In its ruling, the organization allowed that while the prohibition probably violates at least the spirit of impartiality in global trade, it nonetheless “fulfills the objective of addressing EU public moral concerns on seal welfare to a certain extent.” What’s more, it added, “no alternative measure was demonstrated to make an equivalent or greater contribution to the fulfillment of the objective.”

In other words, consumers’ decidedly non-commercial interests can and do trump those, however legitimate, of producers, either small or large.

That’s good news to all the assorted rebels with various causes among us, though, naturally, none of this is sitting well with the federal government or Canadian sealers who are screaming about the dirty they’ve been done at the hands of a powerful, disingenuous protest lobby.

In a statement from Ed Fast, Minister for International Trade, Leona Aglukkaq, Minister of the Environment, and Gail Shea, Minister of Fisheries and Oceans, the trio declared, “On February 11, 2011, our government requested the establishment of a World Trade Organization dispute settlement panel to challenge the European Union’s unfair ban on seal products in order to stand up for Canadian sealers and to vigorously defend the interests of Canada’s Inuit and Indigenous communities.

“The WTO panel confirmed Canada’s long-standing position that the EU ban is discriminatory and treats Canadian seal products unfairly. However, the panel also took the view that such a ban can be justified due to some of the public’s concerns regarding seal harvesting. Canada remains steadfast in its position that the seal harvest is a humane, sustainable and well-regulated activity. Any views to the contrary are based on myths and misinformation, and the Panel’s findings should be of concern to all WTO members.”

The government, of course, promises it will press on with an appeal. But, realistically, this battle is over. The Harper government is not likely to threaten the stability of its freshly minted European trade agreement over an industry that generates few economic benefits for citizens who live south of the 60th parallel – i.e., most Canadians.

All of which provides several object lessons for less mature social agitations, the first of which is that the “facts” at one’s disposal need not actually be true.

The trick to winning hearts and minds in the seal debate was always steadfastly ensuring that the message of carnage and cruelty on the ice floes was front and centre and before the public. Even after the industry effectively cleaned up its act (to the degree that any mass predation can be absolved of moral ambiguity), the message never changed, a fact which truly bugged even some ardent environmental pioneers.

“We have to be logical,” Jacques Cousteau reportedly once said. “We have to aim our activity first to the endangered species. Those who are moved by the plight of the harp seal could also be moved by the plight of the pig – the way they are slaughtered is horrible.”

The second lesson is that celebrities can vastly enhance a movement’s credibility.

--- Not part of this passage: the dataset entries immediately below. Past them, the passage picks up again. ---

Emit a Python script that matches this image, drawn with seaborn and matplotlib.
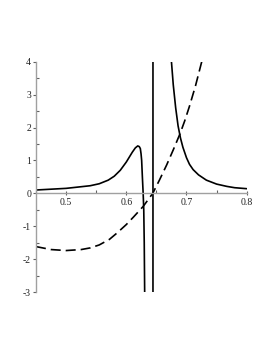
import numpy as np
import pandas as pd
import matplotlib
matplotlib.use("Agg")
import matplotlib.pyplot as plt
import seaborn as sns
from matplotlib.ticker import MultipleLocator, FormatStrFormatter

# solid curve; the pole jump goes off-screen and back
solid_x = [0.45, 0.48, 0.50, 0.52, 0.54, 0.555, 0.57, 0.58, 0.59, 0.60, 0.605,
           0.61, 0.615, 0.619, 0.6215, 0.6233, 0.6245, 0.6255, 0.6267, 0.628,
           0.629, 0.6298, 0.6305, 0.632,
           0.6443, 0.6443, 0.673,
           0.675, 0.678, 0.682, 0.686, 0.690, 0.694, 0.700, 0.705,
           0.711, 0.720, 0.733, 0.750, 0.767, 0.780, 0.800]
solid_y = [0.10, 0.13, 0.15, 0.19, 0.23, 0.29, 0.40, 0.52, 0.70, 0.95, 1.10,
           1.25, 1.38, 1.44, 1.42, 1.36, 1.20, 1.00, 0.50, 0.00,
           -0.50, -1.50, -3.00, -6.0,
           -6.0, 6.0, 6.0,
           4.00, 3.30, 2.60, 2.05, 1.68, 1.40, 1.08, 0.88,
           0.72, 0.56, 0.40, 0.28, 0.21, 0.17, 0.14]

dash_x = [0.45, 0.475, 0.50, 0.525, 0.54, 0.555, 0.572, 0.585, 0.60, 0.612,
          0.628, 0.644, 0.655, 0.667, 0.678, 0.689, 0.697, 0.705, 0.715, 0.725, 0.73]
dash_y = [-1.62, -1.71, -1.74, -1.71, -1.66, -1.57, -1.40, -1.20, -0.95, -0.72,
          -0.40, 0.00, 0.40, 0.86, 1.32, 1.80, 2.20, 2.65, 3.27, 3.98, 4.35]

x_ticks = [0.5, 0.6, 0.7, 0.8]
y_ticks = [-3, -2, -1, 0, 1, 2, 3, 4]

solid = pd.DataFrame({"x": solid_x, "y": solid_y})
dash = pd.DataFrame({"x": dash_x, "y": dash_y})

sns.set_theme(style="white")
plt.rcParams["font.family"] = ["Liberation Serif", "DejaVu Serif"]
plt.rcParams["axes.unicode_minus"] = False

fig = plt.figure(figsize=(2.73, 3.53), dpi=100)
ax = fig.add_axes([36 / 273, 61 / 353, 210.7 / 273, 230.3 / 353])

sns.lineplot(data=solid, x="x", y="y", sort=False, estimator=None,
             color="black", linewidth=1.2, ax=ax)
sns.lineplot(data=dash, x="x", y="y", sort=False, estimator=None,
             color="black", linewidth=1.2, dashes=False, ax=ax)
ax.lines[-1].set_dashes((6, 3))

ax.set_xlim(0.45, 0.8)
ax.set_ylim(-3, 4)
ax.set_xlabel("")
ax.set_ylabel("")

for s in ["top", "right"]:
    ax.spines[s].set_visible(False)
ax.spines["bottom"].set_position(("data", 0))
for s in ["left", "bottom"]:
    ax.spines[s].set_color("#a0a0a0")
    ax.spines[s].set_linewidth(1.0)

ax.set_xticks(x_ticks)
ax.set_yticks(y_ticks)
ax.xaxis.set_major_formatter(FormatStrFormatter("%.1f"))
ax.yaxis.set_major_formatter(FormatStrFormatter("%d"))
ax.xaxis.set_minor_locator(MultipleLocator(0.05))
ax.yaxis.set_minor_locator(MultipleLocator(0.5))

ax.tick_params(axis="x", which="major", direction="inout", length=3, width=0.8,
               color="#606060", labelsize=7, labelcolor="#202020", pad=2, bottom=True)
ax.tick_params(axis="x", which="minor", direction="in", length=2, width=0.8,
               color="#606060", bottom=True)
ax.tick_params(axis="y", which="major", direction="out", length=2.5, width=0.8,
               color="#606060", labelsize=7, labelcolor="#202020", pad=1, left=True)
ax.tick_params(axis="y", which="minor", direction="in", length=2, width=0.8,
               color="#606060", left=True)
ax.grid(False)

fig.savefig("out.png", dpi=100)
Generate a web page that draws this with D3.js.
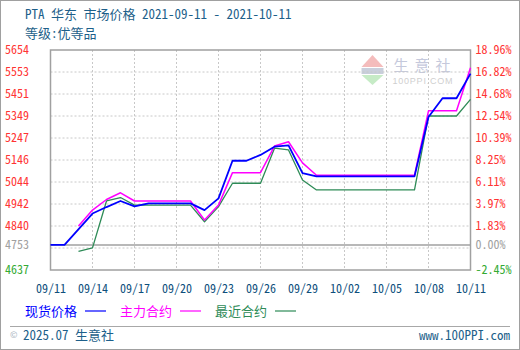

In 2006, Paul McCartney and his then-wife Heather Mills, took Newfoundland and Labrador Premier Danny Williams – who was linked to the show via a scratchy phone connection – to task over the annual cull. They called him by his first name and beseeched him, several times, to stop the killing. They were wrong on every account, every statement of fact. But, it didn’t matter. Subsequent polling showed that, in the eyes of the average viewer, they’d won the debate.

Was this sensible? Was this reasonable?

Who cares?

All’s fair in love, war and on the picket lines.